I have never talked with the kid, so take this with a grain of salt. But, from watching his demeanor on the field, his composure in those close SEC games he’s played this year and that infectious smile, he seems like a kid who can rally the troops and who his teammates want to play for. The guy is a winner. He has a national championship at Blinn College, is guiding his football team through the teeth of the best conference in America with a perfect record and is doing so while being the key man everyone is trying to shut down. So, on the field character looks pretty high.
However, when looking at some of the off the field issues surrounding Newton, there is certainly a track record…
Newton has had plenty of questions to answer in recent weeks.
-Faced felony chargers for burglary, larceny and obstruction of justice for being in possession of stolen property at Florida – a laptop- and then throwing it out a dorm window (Charges were later dropped after a pre-trial intervention for 1st-time offenders). Was suspended by the Florida football team as a result.
-Was accused of cheating — according to sources — three times during his time at Florida and even faced potential expulsion because of it.
– Had been said to have left the Florida program because of the return of QB Tim Tebow, which would have cut down on his playing opportunities. However, he was not even enrolled for college classes at Florida at the time Tebow made the decision, according to sources.
– He and his father are each surrounded in the controversy of possibly asking for a pay-for-play plan while (Cam) Newton was being recruited last offseason.
The skill set is there for this guy to be as good as he wants to be. He’s a great-looking piece of clay, has all the tools, can make all the throws and has the kind of athletic ability that is rare at the quarterback position in the NFL today. Now, he’s still a work in progress in terms of the finer points of the game, as he gets inconsistent with his mechanics at times and is still learning how to decipher information and more consistently work his progressions across the field in the pass game. However, there have been glimpses of him trying to do the right things and I think with some time and good coaching he definitely has the ability to mature in those areas.

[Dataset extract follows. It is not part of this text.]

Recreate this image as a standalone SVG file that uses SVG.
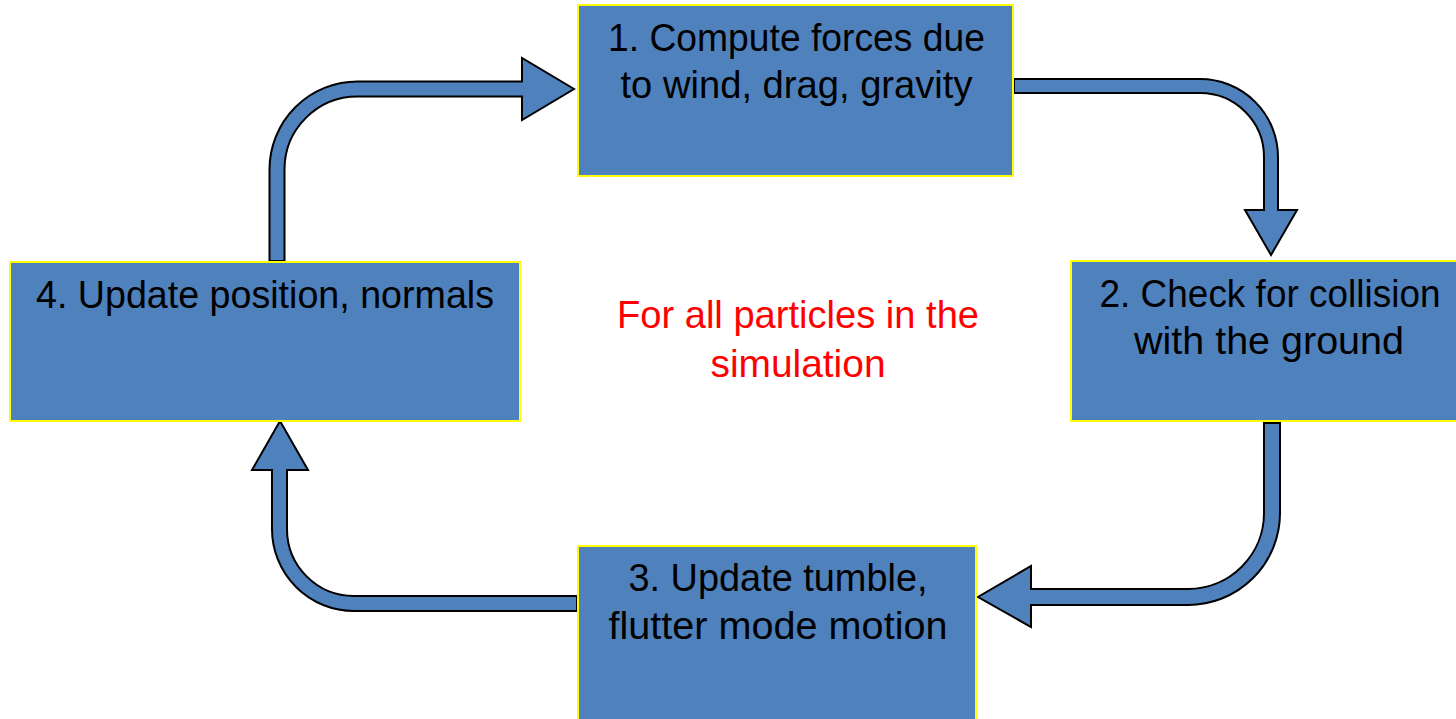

As for the character concerns, he has definitely made some mistakes. Some could be as a result of him simply being young and dumb, some could have been caused from family and financial pressures, but the facts speak for themselves and there is some kind of a track record there.
Therefore, when trying to decide if Newton is a hard-working kid — which he appears to be — who loves the game — which also appears to be true — who has simply made some mistakes in his life, I think the best way to figure that out is simply by looking the kid in the eye and getting a feel for him during workouts and meetings. And I think he’s a player you either have a gut feeling about or not.
Again, I have not had that opportunity yet, but as of now I don’t think I would feel 100 percent comfortable drafting this kid with a high first-round pick, which is what I ultimately think will end up taking to land him come draft day. Now, my mind could still change, but as of now looking over the facts there is simply too much that goes into the development of becoming a great quarterback in the league and some of his past immature efforts are just enough to make me look elsewhere at the QB position when trying to identify my new future signal caller if I need to invest first-round money in the kid.
6.6: Clean player who is inconsistent in his play due to character, alertness or competitiveness…Has all the physical tools needed to become a starter…If he overcomes his deficiencies he will be a star in the league…If he doesn’t he will be a complete failure — There is NO middle ground!
I don’t think there is any way this guy makes it past the first round. However, like I stated earlier, I just wouldn’t feel comfortable taking Newton in round one at this stage. He seems like a much safer pick in round two where the financial investment isn’t nearly as high, which is why I would give him a second-round grade as of today.